[torqueusers] [Patch] GPUs by the way of GRES

Sean Reilly sean.reilly at ersa.edu.au
Thu Apr 19 23:54:34 MDT 2012

Hi Folks

  We have just begun testing with this Patch - Great Work by Jonathan Michalon !
  So far it is doing everything we need.

  Roland - as you still need to lock the assigned GPU's down to a particular
user and Job ID on the backend nodes - we do this with cuda_wrapper
   there is no real need for Maui to specify the particular gpu  eg gpu/2

  We use both the torque #PBS -l gpus=1
  and the Maui           #PBS -W x=GRES:gpu at 1

  Maui side+Patch  takes care of the number of gpu's being available
  Torque gives you the environment variable  PBS_RESOURCE_GRES=gpus=1

    The prologue script is responsible for assigning an available gpu to this
user and JobID.
    When job finishes or is killed - epilogue release the gpu back into the pool.
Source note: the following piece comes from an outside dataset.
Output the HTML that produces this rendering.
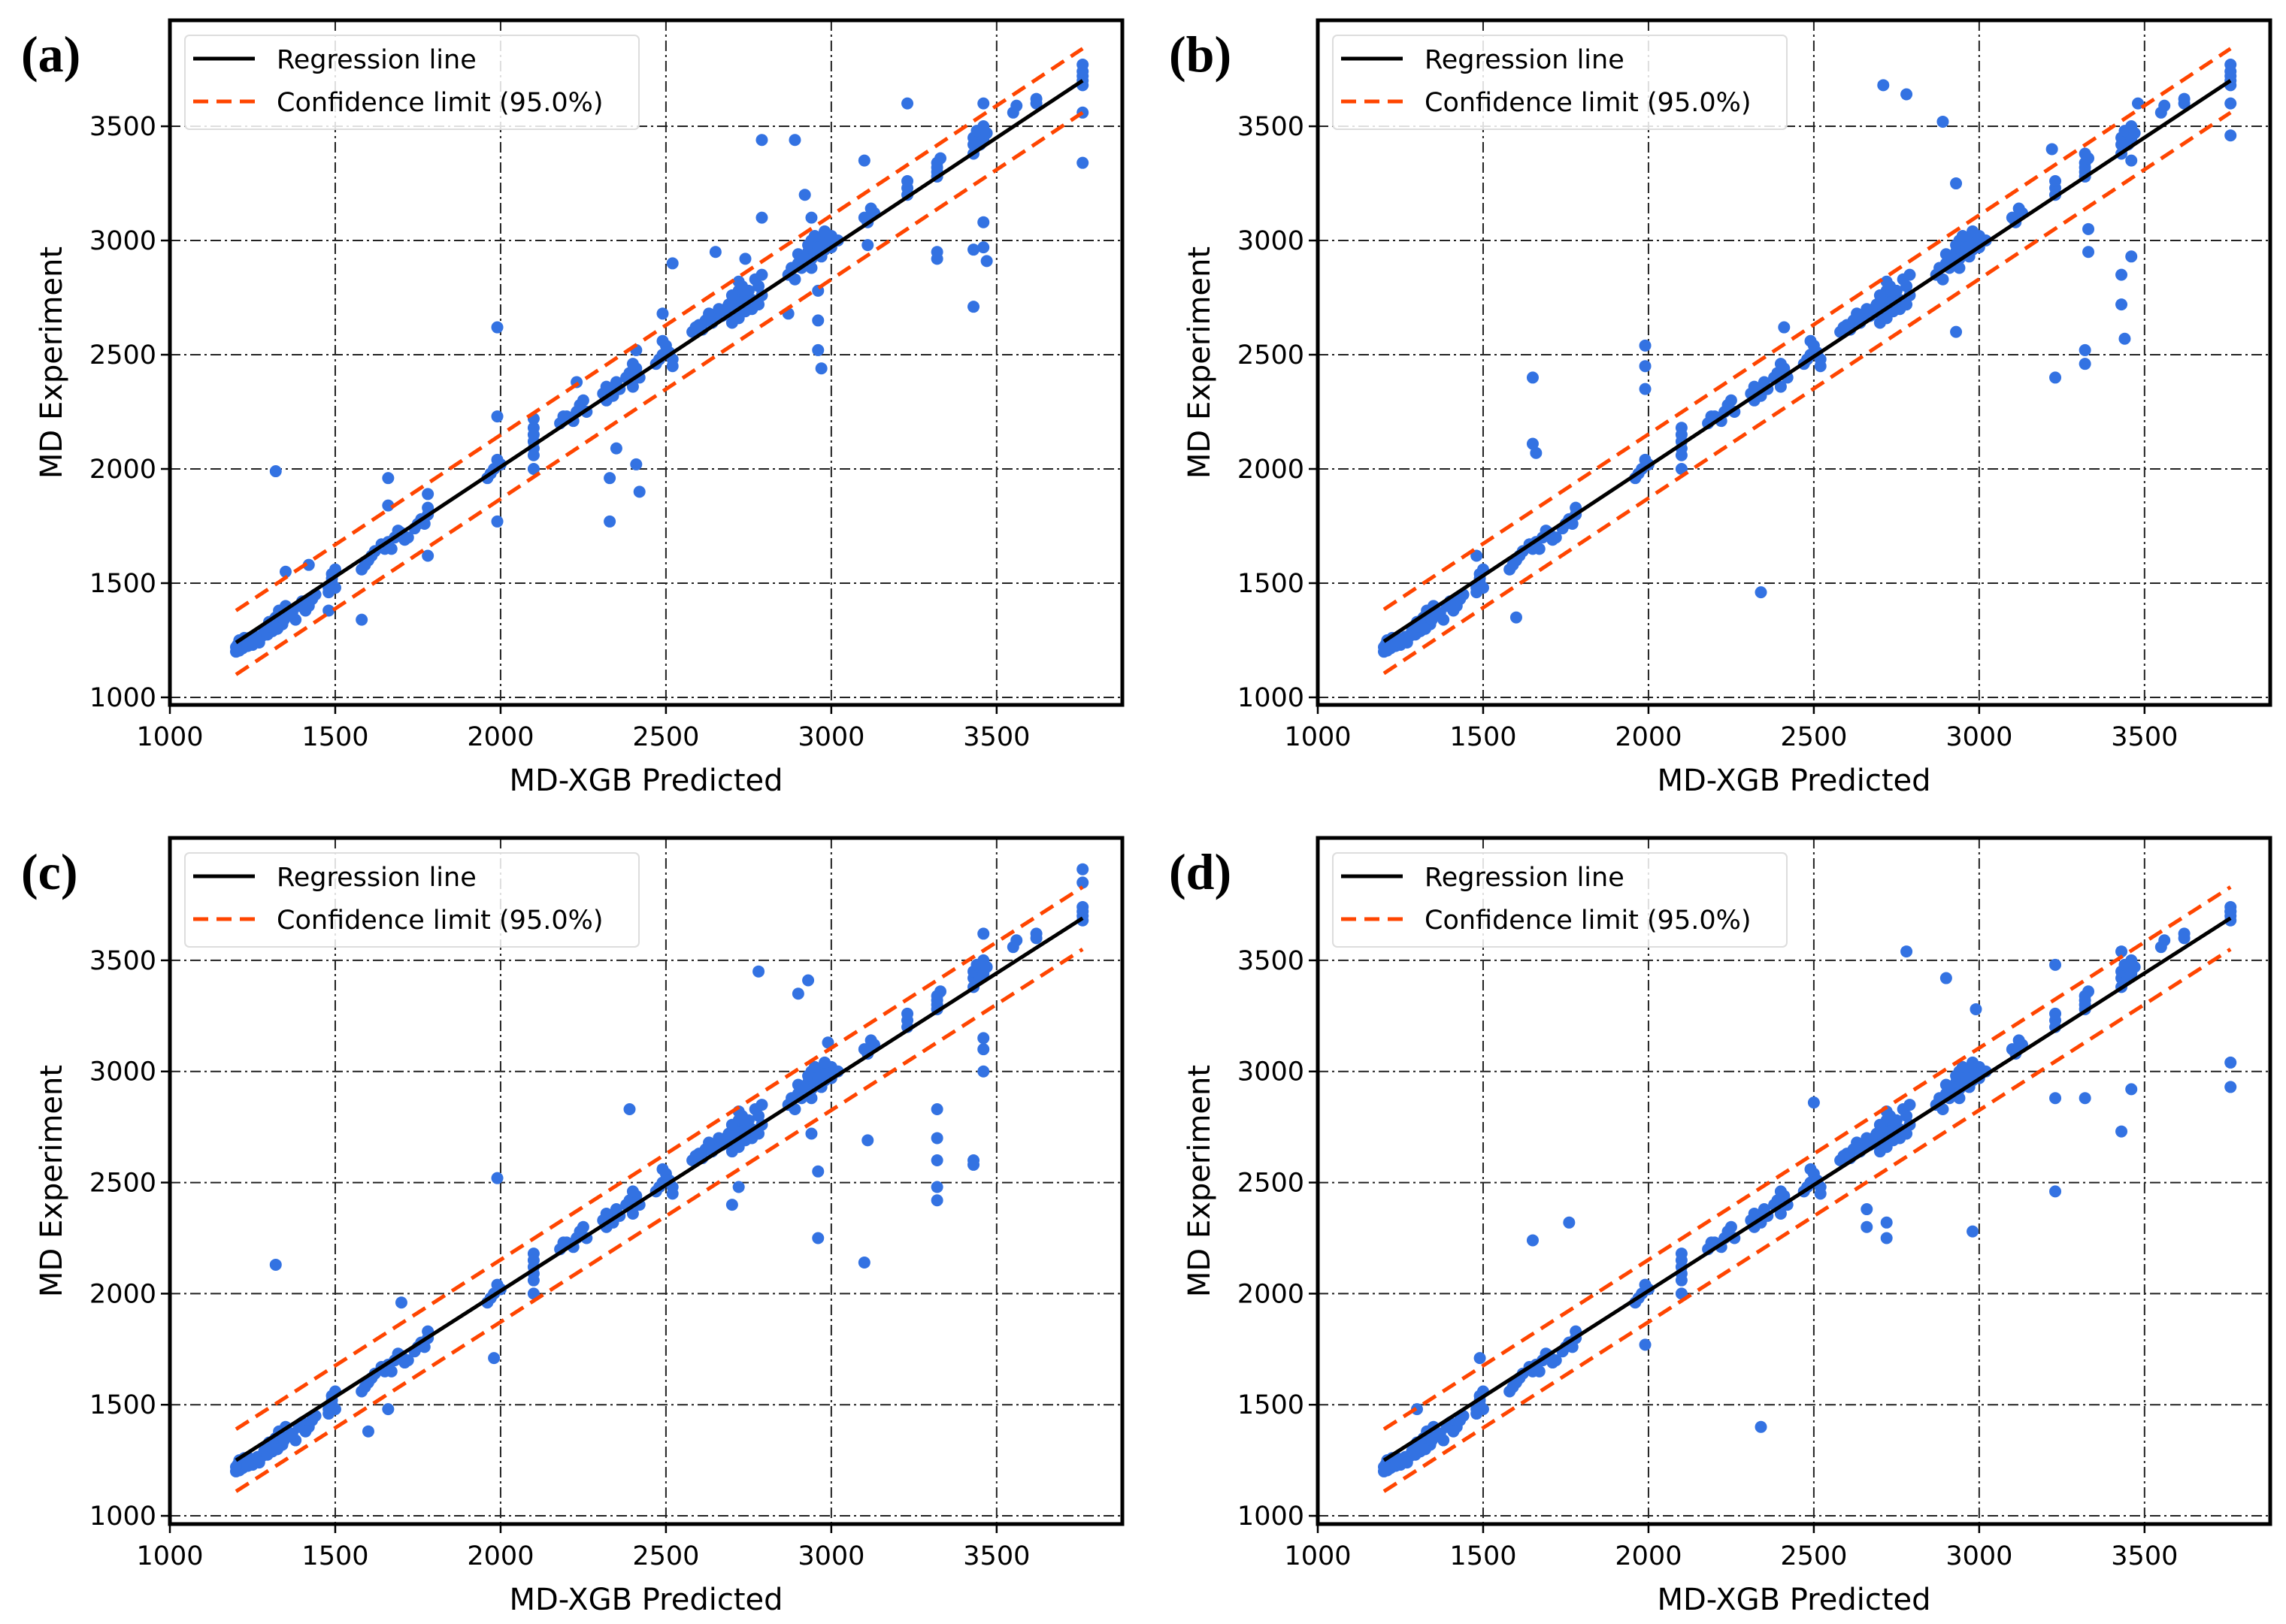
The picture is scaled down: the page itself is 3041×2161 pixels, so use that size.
<!DOCTYPE html>
<html><head><meta charset="utf-8"><style>
body{margin:0;background:#fff}
svg{display:block}
text{font-family:"DejaVu Sans","Liberation Sans",sans-serif}
</style></head><body>
<svg id="fig" width="3041" height="2161" viewBox="0 0 3041 2161" xmlns="http://www.w3.org/2000/svg"></svg>
<script>
const xTicks=[1000,1500,2000,2500,3000,3500];
const yTicks=[1000,1500,2000,2500,3000,3500];
const panelLabels=["(a)","(b)","(c)","(d)"];
const regStart=[1240,1245,1250,1250];
const regEnd=[3700,3700,3690,3690];
const confHalf=[140,140,140,140];
const basePoints=[[1200,1200],[1205,1230],[1210,1250],[1220,1215],[1230,1240],[1240,1260],[1250,1230],[1260,1250],[1280,1270],[1290,1300],[1300,1330],[1310,1290],[1320,1350],[1330,1380],[1340,1320],[1350,1400],[1360,1360],[1380,1340],[1400,1420],[1420,1400],[1440,1450],[1480,1460],[1490,1500],[1490,1540],[1500,1480],[1580,1560],[1600,1600],[1620,1640],[1650,1650],[1660,1680],[1680,1700],[1700,1720],[1720,1700],[1750,1760],[1760,1780],[1780,1800],[1960,1960],[1980,2000],[2000,2020],[2100,2060],[2100,2120],[2100,2180],[2180,2200],[2200,2230],[2230,2250],[2250,2300],[2320,2300],[2330,2340],[2350,2380],[2380,2400],[2400,2360],[2410,2440],[2470,2460],[2490,2500],[2500,2540],[2520,2480],[2580,2600],[2600,2630],[2620,2650],[2650,2660],[2680,2700],[2700,2680],[2710,2740],[2720,2780],[2740,2760],[2760,2700],[2780,2800],[2790,2760],[2870,2850],[2900,2900],[2910,2880],[2930,2950],[2940,2920],[2950,2980],[2970,3000],[2980,2960],[3000,3020],[3020,3000],[3100,3100],[3130,3120],[3230,3230],[3320,3300],[3320,3340],[3430,3420],[3450,3460],[3460,3500],[3550,3560],[3620,3620],[3760,3700],[3760,3740]];
const densePoints=[[1200,1220],[1210,1205],[1215,1240],[1225,1260],[1235,1225],[1245,1245],[1265,1265],[1270,1240],[1285,1290],[1295,1275],[1305,1310],[1315,1340],[1325,1300],[1335,1360],[1345,1340],[1355,1380],[1370,1370],[1390,1400],[1410,1380],[1430,1430],[1480,1480],[1490,1520],[1500,1560],[1590,1580],[1610,1620],[1640,1670],[1670,1650],[1690,1730],[1710,1690],[1740,1740],[1770,1760],[1780,1830],[1970,1980],[1990,2040],[2100,2000],[2100,2090],[2100,2150],[2190,2230],[2220,2210],[2240,2280],[2260,2250],[2310,2330],[2320,2360],[2340,2320],[2360,2350],[2390,2420],[2400,2460],[2420,2400],[2480,2480],[2490,2560],[2510,2510],[2520,2450],[2590,2620],[2610,2610],[2630,2680],[2640,2640],[2660,2700],[2670,2670],[2690,2720],[2700,2640],[2700,2760],[2710,2700],[2720,2660],[2720,2820],[2730,2730],[2730,2800],[2740,2690],[2750,2780],[2760,2740],[2770,2830],[2780,2720],[2790,2850],[2880,2880],[2890,2830],[2900,2940],[2920,2920],[2930,2980],[2940,2880],[2940,3000],[2950,2940],[2950,3020],[2960,2970],[2970,2930],[2980,3040],[2990,2990],[3000,2970],[3110,3080],[3120,3140],[3230,3200],[3230,3260],[3320,3280],[3320,3320],[3330,3360],[3430,3380],[3430,3450],[3440,3480],[3450,3420],[3460,3440],[3470,3470],[3560,3590],[3620,3600],[3760,3680],[3760,3720]];
const outA=[[1320,1990],[1350,1550],[1420,1580],[1480,1380],[1580,1340],[1660,1960],[1660,1840],[1780,1890],[1780,1620],[1990,2230],[1990,2620],[1990,1770],[2100,2220],[2230,2380],[2330,1960],[2330,1770],[2350,2090],[2410,2520],[2410,2020],[2420,1900],[2490,2680],[2520,2900],[2650,2950],[2740,2920],[2790,3100],[2790,3440],[2870,2680],[2890,3440],[2920,3200],[2940,3100],[2960,2650],[2960,2520],[2970,2440],[2960,2780],[3100,3350],[3110,2980],[3230,3600],[3320,2950],[3320,2920],[3430,2710],[3430,2960],[3460,3080],[3460,2970],[3470,2910],[3460,3600],[3760,3560],[3760,3340],[3760,3770]];
const outB=[[1650,2400],[1650,2110],[1660,2070],[1990,2540],[1990,2450],[1990,2350],[1600,1350],[2340,1460],[2410,2620],[2710,3680],[2780,3640],[2890,3520],[2930,3250],[2930,2600],[3230,2400],[3320,2520],[3320,2460],[3330,3050],[3330,2950],[3430,2850],[3430,2720],[3440,2570],[3460,2930],[3460,3350],[3760,3460],[3760,3600],[3760,3770],[3220,3400],[3320,3380],[3480,3600],[1480,1620]];
const outC=[[1320,2130],[1990,2520],[1980,1710],[2390,2830],[2780,3450],[2900,3350],[2930,3410],[2960,2250],[2960,2550],[3100,2140],[3110,2690],[3320,2420],[3320,2480],[3320,2600],[3320,2700],[3320,2830],[3430,2600],[3430,2580],[3460,3000],[3460,3100],[3460,3150],[3460,3620],[3760,3910],[3760,3850],[1700,1960],[1660,1480],[1600,1380],[2700,2400],[2720,2480],[2940,2720],[2990,3130]];
const outD=[[1650,2240],[1760,2320],[1990,1770],[2340,1400],[2500,2860],[2780,3540],[2900,3420],[2980,2280],[3230,2460],[3230,2880],[3230,3480],[3320,2880],[3430,2730],[3460,2920],[3760,2930],[3760,3040],[2660,2380],[2660,2300],[2720,2250],[2720,2320],[1490,1710],[1300,1480],[2990,3280],[3430,3540],[3760,3720]];
const outs=[outA,outB,outC,outD];
const panels=[{l:226,t:27,w:1267,h:911,y0:967,y1:3964},{l:1753,t:27,w:1267,h:911,y0:967,y1:3964},{l:226,t:1115,w:1267,h:913,y0:963,y1:4051},{l:1753,t:1115,w:1267,h:913,y0:963,y1:4051}];
const X0=1000,X1=3880;
const svg=document.getElementById('fig');
const NS='http://www.w3.org/2000/svg';
function mk(tag,attrs,parent){const e=document.createElementNS(NS,tag);for(const k in attrs)e.setAttribute(k,attrs[k]);(parent||svg).appendChild(e);return e;}
panels.forEach((p,i)=>{
  const g=mk('g',{});
  
  
  const sx=v=>p.l+(v-X0)/(X1-X0)*p.w;
  const sy=v=>p.t+p.h-(v-p.y0)/(p.y1-p.y0)*p.h;
  xTicks.forEach(v=>{const x=sx(v);
    const gl=mk('line',{x1:x,x2:x,y1:p.t,y2:p.t+p.h,stroke:'#222','stroke-width':2,'stroke-dasharray':'14,5,3,5'},g);
    
    mk('line',{x1:x,x2:x,y1:p.t+p.h,y2:p.t+p.h+12,stroke:'#000','stroke-width':2.5},g);
    const t=mk('text',{x:x,y:p.t+p.h+54,'font-size':35,'text-anchor':'middle'},g);t.textContent=v;
    });
  yTicks.forEach(v=>{const y=sy(v);
    const gl=mk('line',{x1:p.l,x2:p.l+p.w,y1:y,y2:y,stroke:'#222','stroke-width':2,'stroke-dasharray':'14,5,3,5'},g);
    
    mk('line',{x1:p.l-12,x2:p.l,y1:y,y2:y,stroke:'#000','stroke-width':2.5},g);
    const t=mk('text',{x:p.l-18,y:y+12,'font-size':35,'text-anchor':'end'},g);t.textContent=v;
    });
  const pts=basePoints.concat(densePoints,outs[i]);
  pts.forEach(d=>{const c=mk('circle',{cx:sx(d[0]),cy:sy(d[1]),r:8,fill:'#3372e2'},g);
    });
  const xa=1200,xb=3760;
  const rl=mk('line',{x1:sx(xa),y1:sy(regStart[i]),x2:sx(xb),y2:sy(regEnd[i]),stroke:'#000','stroke-width':5},g);
  
  [1,-1].forEach(s=>{const cl=mk('line',{x1:sx(xa),y1:sy(regStart[i]+s*confHalf[i]),x2:sx(xb),y2:sy(regEnd[i]+s*confHalf[i]),stroke:'#ff4500','stroke-width':5,'stroke-dasharray':'20,11'},g);
    });
  const fr=mk('rect',{x:p.l,y:p.t,width:p.w,height:p.h,fill:'none',stroke:'#000','stroke-width':5},g);
  
  const lg=mk('g',{},g);
  
  mk('rect',{x:p.l+20,y:p.t+20,width:604,height:125,rx:6,fill:'#fff','fill-opacity':0.85,stroke:'#ddd','stroke-width':2},lg);
  mk('line',{x1:p.l+31,x2:p.l+113,y1:p.t+51,y2:p.t+51,stroke:'#000','stroke-width':5},lg);
  mk('line',{x1:p.l+31,x2:p.l+113,y1:p.t+108,y2:p.t+108,stroke:'#ff4500','stroke-width':5,'stroke-dasharray':'20,11'},lg);
  const t1=mk('text',{x:p.l+142,y:p.t+64,'font-size':35},lg);t1.textContent='Regression line';
  
  const t2=mk('text',{x:p.l+142,y:p.t+121,'font-size':35},lg);t2.textContent='Confidence limit (95.0%)';
  
  const xl=mk('text',{x:p.l+p.w/2,y:p.t+p.h+114,'font-size':40,'text-anchor':'middle'},g);xl.textContent='MD-XGB Predicted';
  
  const cy=p.t+p.h/2;
  const yl=mk('text',{x:p.l-158,y:cy,'font-size':40,'text-anchor':'middle',transform:`rotate(-90 ${p.l-158} ${cy}) translate(0,14)`},g);yl.textContent='MD Experiment';
  
  const pl=mk('text',{x:p.l-198,y:p.t+68,'font-size':68,'font-weight':'bold',style:'font-family:"Liberation Serif",serif'},g);pl.textContent=panelLabels[i];
  
});
</script>
</body></html>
    These two scripts should be aware of the gpus avail and in use at any time.
    - As Maui has ensured they should be available. *if not then the prologue
and epilogue can send admin an Error email so it can be checked.*

    Its early days for us - but so far so good.

    But yes it would be a nice if Maui could tell the backend nodes about the
number of GPU's assigned (and possibly the device number) : eliminating the need
for the extra #PBS -l gpus=1 setting. But not a show stopper.